**Directions for this task**
Write out the records word for word, with no pictures.

Saved data entries
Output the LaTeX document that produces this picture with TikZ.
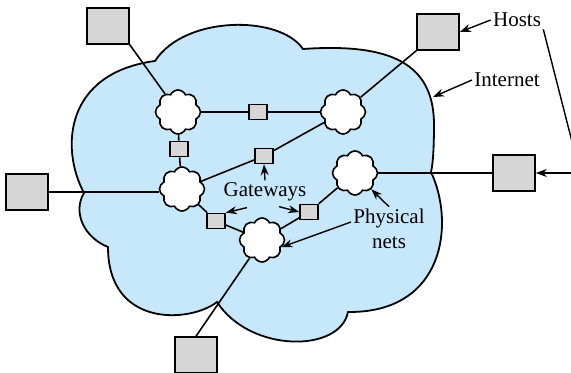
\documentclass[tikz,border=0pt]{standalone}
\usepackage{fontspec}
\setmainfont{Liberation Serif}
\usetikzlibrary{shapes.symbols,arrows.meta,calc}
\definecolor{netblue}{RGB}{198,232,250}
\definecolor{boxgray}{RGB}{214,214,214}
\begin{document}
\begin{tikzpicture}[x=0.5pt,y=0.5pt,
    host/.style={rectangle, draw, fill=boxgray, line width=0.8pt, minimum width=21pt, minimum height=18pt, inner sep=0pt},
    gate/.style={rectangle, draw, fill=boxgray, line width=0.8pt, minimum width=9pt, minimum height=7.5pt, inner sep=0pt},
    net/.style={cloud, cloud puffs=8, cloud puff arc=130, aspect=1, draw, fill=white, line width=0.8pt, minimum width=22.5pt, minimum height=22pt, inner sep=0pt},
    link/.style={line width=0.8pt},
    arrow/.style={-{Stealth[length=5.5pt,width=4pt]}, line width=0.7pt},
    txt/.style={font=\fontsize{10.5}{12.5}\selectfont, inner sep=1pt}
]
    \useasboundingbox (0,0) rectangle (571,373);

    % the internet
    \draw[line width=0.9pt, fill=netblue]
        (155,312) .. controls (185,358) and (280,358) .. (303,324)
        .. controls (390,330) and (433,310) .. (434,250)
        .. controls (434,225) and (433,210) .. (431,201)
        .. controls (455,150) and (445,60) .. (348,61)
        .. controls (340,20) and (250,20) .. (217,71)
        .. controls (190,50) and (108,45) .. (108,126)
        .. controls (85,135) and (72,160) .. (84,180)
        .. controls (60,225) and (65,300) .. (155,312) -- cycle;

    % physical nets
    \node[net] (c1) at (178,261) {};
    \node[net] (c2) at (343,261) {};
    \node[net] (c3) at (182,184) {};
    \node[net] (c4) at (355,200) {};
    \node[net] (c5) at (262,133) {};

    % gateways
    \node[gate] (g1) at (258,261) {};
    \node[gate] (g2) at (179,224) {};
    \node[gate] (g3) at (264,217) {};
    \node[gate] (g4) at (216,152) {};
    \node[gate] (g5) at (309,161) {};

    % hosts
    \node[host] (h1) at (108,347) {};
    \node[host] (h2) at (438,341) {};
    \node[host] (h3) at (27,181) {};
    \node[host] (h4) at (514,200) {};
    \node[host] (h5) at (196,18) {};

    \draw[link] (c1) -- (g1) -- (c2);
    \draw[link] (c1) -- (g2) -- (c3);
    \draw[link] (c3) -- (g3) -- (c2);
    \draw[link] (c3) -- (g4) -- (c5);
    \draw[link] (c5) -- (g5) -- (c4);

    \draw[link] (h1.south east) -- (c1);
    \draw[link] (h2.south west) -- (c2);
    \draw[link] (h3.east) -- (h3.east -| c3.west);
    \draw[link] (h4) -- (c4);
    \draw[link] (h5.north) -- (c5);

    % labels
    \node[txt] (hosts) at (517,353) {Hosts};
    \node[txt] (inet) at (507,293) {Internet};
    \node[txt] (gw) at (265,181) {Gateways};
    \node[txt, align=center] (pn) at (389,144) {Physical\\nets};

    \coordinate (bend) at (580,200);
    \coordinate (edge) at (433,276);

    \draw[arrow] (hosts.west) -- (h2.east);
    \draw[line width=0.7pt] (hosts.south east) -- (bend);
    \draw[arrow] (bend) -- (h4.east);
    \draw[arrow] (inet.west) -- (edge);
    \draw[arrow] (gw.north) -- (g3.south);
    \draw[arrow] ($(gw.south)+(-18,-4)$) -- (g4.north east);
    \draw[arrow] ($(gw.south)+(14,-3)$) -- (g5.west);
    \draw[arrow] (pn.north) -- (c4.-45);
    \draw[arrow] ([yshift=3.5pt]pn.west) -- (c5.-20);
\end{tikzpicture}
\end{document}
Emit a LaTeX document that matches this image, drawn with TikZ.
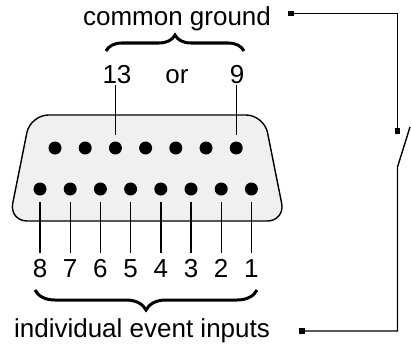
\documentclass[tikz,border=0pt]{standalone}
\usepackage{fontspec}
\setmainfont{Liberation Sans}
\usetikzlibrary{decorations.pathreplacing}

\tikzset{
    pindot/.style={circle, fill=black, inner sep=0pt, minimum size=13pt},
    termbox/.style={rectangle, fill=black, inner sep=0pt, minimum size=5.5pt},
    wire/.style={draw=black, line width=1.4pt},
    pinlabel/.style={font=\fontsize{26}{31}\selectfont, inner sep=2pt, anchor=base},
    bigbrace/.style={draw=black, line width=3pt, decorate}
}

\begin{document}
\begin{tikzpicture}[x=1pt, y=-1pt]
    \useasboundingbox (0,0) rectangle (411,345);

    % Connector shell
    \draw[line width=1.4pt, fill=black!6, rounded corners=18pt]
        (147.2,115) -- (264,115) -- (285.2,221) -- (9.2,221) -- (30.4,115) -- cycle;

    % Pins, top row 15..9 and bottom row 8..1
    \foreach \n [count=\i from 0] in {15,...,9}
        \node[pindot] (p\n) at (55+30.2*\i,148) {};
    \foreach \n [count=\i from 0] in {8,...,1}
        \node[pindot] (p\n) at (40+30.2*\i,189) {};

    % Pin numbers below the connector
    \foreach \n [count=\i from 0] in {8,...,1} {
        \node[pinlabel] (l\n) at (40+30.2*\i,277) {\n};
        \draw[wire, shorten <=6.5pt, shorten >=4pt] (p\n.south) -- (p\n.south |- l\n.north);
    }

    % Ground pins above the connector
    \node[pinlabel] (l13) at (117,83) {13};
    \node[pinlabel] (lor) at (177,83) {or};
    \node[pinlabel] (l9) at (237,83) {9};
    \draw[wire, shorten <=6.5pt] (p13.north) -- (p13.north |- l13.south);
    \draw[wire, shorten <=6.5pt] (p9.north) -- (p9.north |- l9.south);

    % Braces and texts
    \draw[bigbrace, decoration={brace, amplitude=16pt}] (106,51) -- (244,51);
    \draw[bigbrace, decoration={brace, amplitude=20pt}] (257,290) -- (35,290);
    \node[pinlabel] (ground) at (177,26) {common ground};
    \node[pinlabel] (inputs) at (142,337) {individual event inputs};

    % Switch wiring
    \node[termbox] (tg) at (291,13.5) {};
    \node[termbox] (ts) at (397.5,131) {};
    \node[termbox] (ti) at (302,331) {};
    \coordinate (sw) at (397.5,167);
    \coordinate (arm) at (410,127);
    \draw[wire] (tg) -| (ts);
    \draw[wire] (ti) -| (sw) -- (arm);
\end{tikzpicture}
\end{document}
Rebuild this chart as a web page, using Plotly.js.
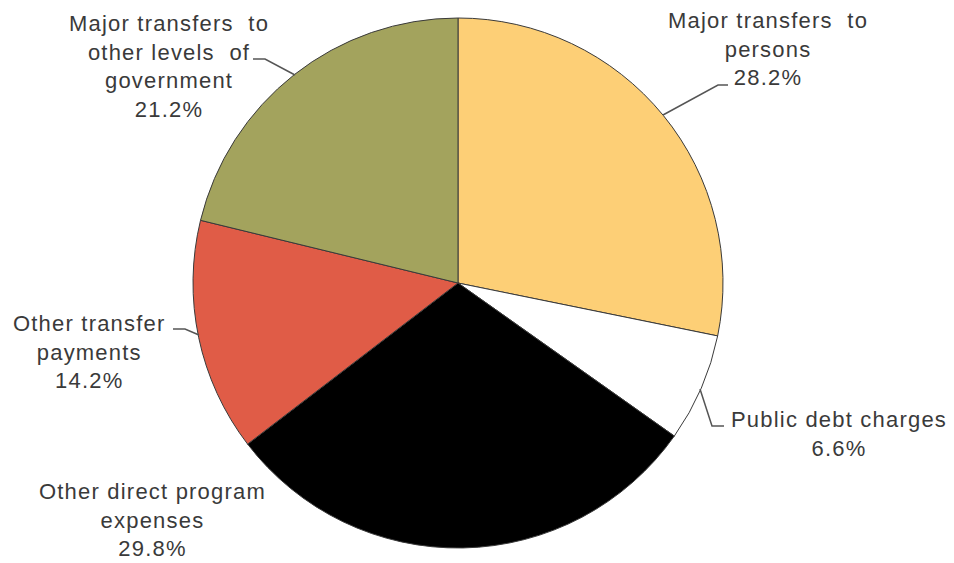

**Response**
Output the LaTeX document that produces this picture with TikZ.
\documentclass[tikz,border=0pt]{standalone}
\usepackage{fontspec}
\setmainfont{Liberation Serif}
\usetikzlibrary{shapes.symbols,arrows.meta,calc}
\definecolor{netblue}{RGB}{198,232,250}
\definecolor{boxgray}{RGB}{214,214,214}
\begin{document}
\begin{tikzpicture}[x=0.5pt,y=0.5pt,
    host/.style={rectangle, draw, fill=boxgray, line width=0.8pt, minimum width=21pt, minimum height=18pt, inner sep=0pt},
    gate/.style={rectangle, draw, fill=boxgray, line width=0.8pt, minimum width=9pt, minimum height=7.5pt, inner sep=0pt},
    net/.style={cloud, cloud puffs=8, cloud puff arc=130, aspect=1, draw, fill=white, line width=0.8pt, minimum width=22.5pt, minimum height=22pt, inner sep=0pt},
    link/.style={line width=0.8pt},
    arrow/.style={-{Stealth[length=5.5pt,width=4pt]}, line width=0.7pt},
    txt/.style={font=\fontsize{10.5}{12.5}\selectfont, inner sep=1pt}
]
    \useasboundingbox (0,0) rectangle (571,373);

    % the internet
    \draw[line width=0.9pt, fill=netblue]
        (155,312) .. controls (185,358) and (280,358) .. (303,324)
        .. controls (390,330) and (433,310) .. (434,250)
        .. controls (434,225) and (433,210) .. (431,201)
        .. controls (455,150) and (445,60) .. (348,61)
        .. controls (340,20) and (250,20) .. (217,71)
        .. controls (190,50) and (108,45) .. (108,126)
        .. controls (85,135) and (72,160) .. (84,180)
        .. controls (60,225) and (65,300) .. (155,312) -- cycle;

    % physical nets
    \node[net] (c1) at (178,261) {};
    \node[net] (c2) at (343,261) {};
    \node[net] (c3) at (182,184) {};
    \node[net] (c4) at (355,200) {};
    \node[net] (c5) at (262,133) {};

    % gateways
    \node[gate] (g1) at (258,261) {};
    \node[gate] (g2) at (179,224) {};
    \node[gate] (g3) at (264,217) {};
    \node[gate] (g4) at (216,152) {};
    \node[gate] (g5) at (309,161) {};

    % hosts
    \node[host] (h1) at (108,347) {};
    \node[host] (h2) at (438,341) {};
    \node[host] (h3) at (27,181) {};
    \node[host] (h4) at (514,200) {};
    \node[host] (h5) at (196,18) {};

    \draw[link] (c1) -- (g1) -- (c2);
    \draw[link] (c1) -- (g2) -- (c3);
    \draw[link] (c3) -- (g3) -- (c2);
    \draw[link] (c3) -- (g4) -- (c5);
    \draw[link] (c5) -- (g5) -- (c4);

    \draw[link] (h1.south east) -- (c1);
    \draw[link] (h2.south west) -- (c2);
    \draw[link] (h3.east) -- (h3.east -| c3.west);
    \draw[link] (h4) -- (c4);
    \draw[link] (h5.north) -- (c5);

    % labels
    \node[txt] (hosts) at (517,353) {Hosts};
    \node[txt] (inet) at (507,293) {Internet};
    \node[txt] (gw) at (265,181) {Gateways};
    \node[txt, align=center] (pn) at (389,144) {Physical\\nets};

    \coordinate (bend) at (580,200);
    \coordinate (edge) at (433,276);

    \draw[arrow] (hosts.west) -- (h2.east);
    \draw[line width=0.7pt] (hosts.south east) -- (bend);
    \draw[arrow] (bend) -- (h4.east);
    \draw[arrow] (inet.west) -- (edge);
    \draw[arrow] (gw.north) -- (g3.south);
    \draw[arrow] ($(gw.south)+(-18,-4)$) -- (g4.north east);
    \draw[arrow] ($(gw.south)+(14,-3)$) -- (g5.west);
    \draw[arrow] (pn.north) -- (c4.-45);
    \draw[arrow] ([yshift=3.5pt]pn.west) -- (c5.-20);
\end{tikzpicture}
\end{document}
Emit a LaTeX document that matches this image, drawn with TikZ.
\documentclass[tikz,border=0pt]{standalone}
\usepackage{fontspec}
\setmainfont{Liberation Sans}
\usetikzlibrary{decorations.pathreplacing}

\tikzset{
    pindot/.style={circle, fill=black, inner sep=0pt, minimum size=13pt},
    termbox/.style={rectangle, fill=black, inner sep=0pt, minimum size=5.5pt},
    wire/.style={draw=black, line width=1.4pt},
    pinlabel/.style={font=\fontsize{26}{31}\selectfont, inner sep=2pt, anchor=base},
    bigbrace/.style={draw=black, line width=3pt, decorate}
}

\begin{document}
\begin{tikzpicture}[x=1pt, y=-1pt]
    \useasboundingbox (0,0) rectangle (411,345);

    % Connector shell
    \draw[line width=1.4pt, fill=black!6, rounded corners=18pt]
        (147.2,115) -- (264,115) -- (285.2,221) -- (9.2,221) -- (30.4,115) -- cycle;

    % Pins, top row 15..9 and bottom row 8..1
    \foreach \n [count=\i from 0] in {15,...,9}
        \node[pindot] (p\n) at (55+30.2*\i,148) {};
    \foreach \n [count=\i from 0] in {8,...,1}
        \node[pindot] (p\n) at (40+30.2*\i,189) {};

    % Pin numbers below the connector
    \foreach \n [count=\i from 0] in {8,...,1} {
        \node[pinlabel] (l\n) at (40+30.2*\i,277) {\n};
        \draw[wire, shorten <=6.5pt, shorten >=4pt] (p\n.south) -- (p\n.south |- l\n.north);
    }

    % Ground pins above the connector
    \node[pinlabel] (l13) at (117,83) {13};
    \node[pinlabel] (lor) at (177,83) {or};
    \node[pinlabel] (l9) at (237,83) {9};
    \draw[wire, shorten <=6.5pt] (p13.north) -- (p13.north |- l13.south);
    \draw[wire, shorten <=6.5pt] (p9.north) -- (p9.north |- l9.south);

    % Braces and texts
    \draw[bigbrace, decoration={brace, amplitude=16pt}] (106,51) -- (244,51);
    \draw[bigbrace, decoration={brace, amplitude=20pt}] (257,290) -- (35,290);
    \node[pinlabel] (ground) at (177,26) {common ground};
    \node[pinlabel] (inputs) at (142,337) {individual event inputs};

    % Switch wiring
    \node[termbox] (tg) at (291,13.5) {};
    \node[termbox] (ts) at (397.5,131) {};
    \node[termbox] (ti) at (302,331) {};
    \coordinate (sw) at (397.5,167);
    \coordinate (arm) at (410,127);
    \draw[wire] (tg) -| (ts);
    \draw[wire] (ti) -| (sw) -- (arm);
\end{tikzpicture}
\end{document}
Rebuild this chart as a web page, using Plotly.js.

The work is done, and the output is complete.